Alors se dessine ici, à l’un des endroits les plus improbables de la toile numérique, cette ultime évidence : la musique de Siamese Goldfish, c’est bel et bien de la musique d’étudiants, oui. Qui, de l’étude, auraient retenu ce qu’on en retient normalement lorsqu’on s’y est adonné une vie entière : non pas un savoir colossal, non pas des pots entiers de culture à étaler complaisamment partout, mais de la poussière amoureuse.
Cette poussière, dans Siamese Goldfish, recouvre tout.
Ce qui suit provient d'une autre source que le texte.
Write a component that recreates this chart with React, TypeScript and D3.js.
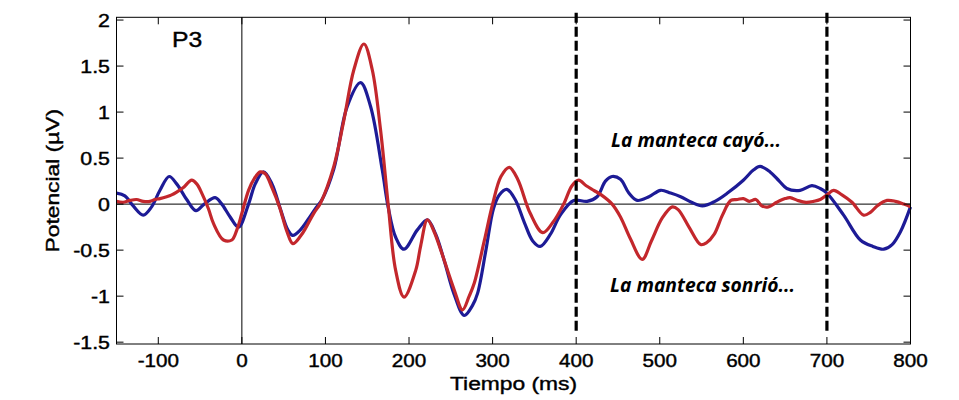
import React from "react";
import * as d3 from "d3";

const xTicks = [-100, 0, 100, 200, 300, 400, 500, 600, 700, 800];
const yTicks = [-1.5, -1, -0.5, 0, 0.5, 1, 1.5, 2];
const yTickLabels = ["-1.5", "-1", "-0.5", "0", "0.5", "1", "1.5", "2"];
const markerTimes = [400, 700];

// condition "La manteca cayó..." (blue)
const blueT = [-150,-140,-130,-118,-108,-98,-87,-78,-66,-55,-45,-32,-24,-14,-4,8,16,26,36,46,55,61,70,79,88,96,110,126,142,154,168,175,184,194,210,222,232,242,254,266,276,282,292,301,308,317,327,338,348,357,369,381,397,413,425,435,443,453,463,473,487,501,513,525,538,551,566,581,600,612,620,632,643,652,668,682,692,700,720,740,755,768,778,788,800];
const blueV = [0.12,0.09,-0.02,-0.12,-0.03,0.15,0.30,0.22,0.05,-0.07,0.0,0.07,0.0,-0.14,-0.25,0.0,0.22,0.35,0.22,-0.05,-0.28,-0.34,-0.28,-0.17,-0.05,0.05,0.38,1.06,1.32,1.06,0.37,-0.03,-0.36,-0.49,-0.28,-0.17,-0.33,-0.61,-0.98,-1.21,-1.1,-0.97,-0.5,-0.05,0.1,0.16,0.05,-0.2,-0.4,-0.46,-0.33,-0.12,0.04,0.03,0.08,0.25,0.30,0.27,0.12,0.04,0.08,0.15,0.12,0.08,0.02,-0.02,0.03,0.12,0.26,0.37,0.41,0.35,0.25,0.17,0.15,0.2,0.17,0.12,-0.12,-0.39,-0.46,-0.49,-0.44,-0.3,-0.03];

// condition "La manteca sonrió..." (red)
const redT = [-150,-142,-134,-126,-118,-110,-104,-98,-90,-84,-78,-70,-60,-54,-48,-40,-34,-22,-12,-6,0,8,15,22,28,36,45,54,61,70,77,86,94,110,122,134,146,156,166,175,184,194,208,214,222,230,238,254,264,272,278,290,300,310,320,330,345,360,372,385,395,403,412,421,430,443,453,465,479,490,503,515,522,535,549,556,565,575,585,593,600,607,615,622,630,640,650,656,665,675,684,692,700,708,718,730,744,752,760,772,782,792,800];
const redV = [0.03,0.02,0.04,0.05,0.03,0.03,0.05,0.06,0.08,0.10,0.13,0.18,0.26,0.22,0.12,-0.05,-0.21,-0.39,-0.39,-0.28,-0.1,0.15,0.28,0.35,0.33,0.18,-0.03,-0.3,-0.43,-0.35,-0.25,-0.1,0.01,0.41,0.91,1.46,1.74,1.46,0.80,0.0,-0.72,-1.01,-0.72,-0.45,-0.17,-0.3,-0.5,-0.93,-1.15,-1.0,-0.86,-0.4,0.0,0.3,0.40,0.27,-0.1,-0.31,-0.2,0.0,0.2,0.26,0.2,0.15,0.1,0.0,-0.14,-0.38,-0.6,-0.4,-0.15,-0.03,-0.06,-0.25,-0.44,-0.42,-0.33,-0.12,0.04,0.05,0.06,0.03,0.05,-0.02,-0.03,0.02,0.06,0.07,0.04,0.02,0.03,0.05,0.1,0.15,0.1,0.02,-0.12,-0.09,-0.02,0.04,0.03,0.0,-0.03];

const W = 959, H = 400;
const L = 116.5, R = 910.5, T = 17.3, B = 344;

export default function App() {
  const x = d3.scaleLinear().domain([-150, 800]).range([L, R]);
  const y = d3.scaleLinear().domain([-1.52, 2.03]).range([B, T]);
  const line = d3
    .line<[number, number]>()
    .x((d) => x(d[0]))
    .y((d) => y(d[1]))
    .curve(d3.curveCatmullRom.alpha(0.5));
  const blue = blueT.map((t, i) => [t, blueV[i]] as [number, number]);
  const red = redT.map((t, i) => [t, redV[i]] as [number, number]);
  const font = "'Liberation Sans', Arial, sans-serif";
  const tk = 7;
  const bold = { stroke: "#000", strokeWidth: 0.4 };
  return (
    <svg width={W} height={H} style={{ position: "absolute", left: 0, top: 0, background: "#fff" }}>
      <rect x={0} y={0} width={W} height={H} fill="#fff" />
      {/* zero lines */}
      <line x1={L} x2={R} y1={y(0)} y2={y(0)} stroke="#000" strokeWidth={1} />
      <line x1={x(0)} x2={x(0)} y1={T} y2={B} stroke="#000" strokeWidth={1} />
      {/* series */}
      <path d={line(blue) || ""} fill="none" stroke="#1d1b96" strokeWidth={3.2} strokeLinejoin="round" />
      <path d={line(red) || ""} fill="none" stroke="#c3272c" strokeWidth={3.2} strokeLinejoin="round" />
      {/* dashed markers */}
      {markerTimes.map((m) => (
        <line key={m} x1={x(m)} x2={x(m)} y1={y(2.08)} y2={y(-1.4)} stroke="#000" strokeWidth={3.2} strokeDasharray="10,4" />
      ))}
      {/* frame */}
      <rect x={L} y={T} width={R - L} height={B - T} fill="none" stroke="#000" strokeWidth={1} />
      {/* x ticks */}
      {xTicks.map((t) => (
        <g key={"x" + t}>
          <line x1={x(t)} x2={x(t)} y1={B} y2={B - tk} stroke="#000" />
          <line x1={x(t)} x2={x(t)} y1={T} y2={T + tk} stroke="#000" />
          <text transform={`translate(${x(t)},367) scale(1.18,1)`} textAnchor="middle" fontFamily={font} fontSize={17.5} fill="#000" {...bold}>
            {t}
          </text>
        </g>
      ))}
      {/* y ticks */}
      {yTicks.map((v, i) => (
        <g key={"y" + v}>
          <line x1={L} x2={L + tk} y1={y(v)} y2={y(v)} stroke="#000" />
          <line x1={R} x2={R - tk} y1={y(v)} y2={y(v)} stroke="#000" />
          <text transform={`translate(110,${y(v) + 6.5}) scale(1.22,1)`} textAnchor="end" fontFamily={font} fontSize={17.5} fill="#000" {...bold}>
            {yTickLabels[i]}
          </text>
        </g>
      ))}
      {/* axis labels */}
      <text transform={`translate(${(L + R) / 2},390) scale(1.2,1)`} textAnchor="middle" fontFamily={font} fontSize={19} fill="#000" {...bold}>
        Tiempo (ms)
      </text>
      <text transform={`translate(59,${(T + B) / 2}) rotate(-90) scale(1.2,1)`} textAnchor="middle" fontFamily={font} fontSize={19} fill="#000" {...bold}>
        Potencial (µV)
      </text>
      {/* panel label */}
      <text transform="translate(172,47) scale(1.15,1)" fontFamily={font} fontSize={21.5} fill="#000" {...bold}>
        P3
      </text>
      {/* annotations */}
      <text x={611} y={147} fontFamily="'Open Sans', sans-serif" fontWeight="bold" fontStyle="italic" fontSize={19.3} fill="#000">
        La manteca cayó...
      </text>
      <text x={610} y={292} fontFamily="'Open Sans', sans-serif" fontWeight="bold" fontStyle="italic" fontSize={19.3} fill="#000">
        La manteca sonrió...
      </text>
    </svg>
  );
}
PS – Comme souvent face à une beauté qui ne se laisse pas apprivoiser facilement, il m’a fallu ouvrir un livre pour essayer de mieux la comprendre. Un livre qui, à mes côtés, semblait me tendre ses pages pour m’offrir un peu d’aide. Le livre qui, alors, se trouvait à mes côtés, c’était en l’occurrence ce grand, massif et merveilleux ouvrage intitulé Les Beaux gestes, qui conte et feuillette vingt ans de vie de la compagnie Baro d’evel – cet esquif poétique aussi tremblant que souverain gouverné par Camille Decourtye et Blaï Mateu Trias, que nous accueillerons dans quelques jours à l’Amphi de l’Opéra avec son spectacle La Cachette. Et voilà les mots sur lesquels je suis tombé, page 288 : “Cette exploration qui crée de la fatigue, elle est nécessaire parce que c’est le choix qui vient à nous de lui-même, dans la matière. […] On met en marche un processus mais on finit par le suivre : on rend sa part de responsabilité au processus même. C’est en ça que l’épuisement est une méthode. […] On recommence parce qu’on sent que ce n’est pas fini, qu’il y a encore à faire. On est traîné ou tiré par le désir, par la nécessité, par le rêve, par la projection. Et aussi par l’intensité, par la vibration. Je crois que c’est ça qui nous fait continuer.”
Voilà. Merci Camille, merci Blaï. Ce sont en très large partie les mots que je cherchais précisément, et qui m’ont aidé à mieux écouter cette musique. Car c’est bien cela, aussi, qui tire et inspire Siamese Goldfish.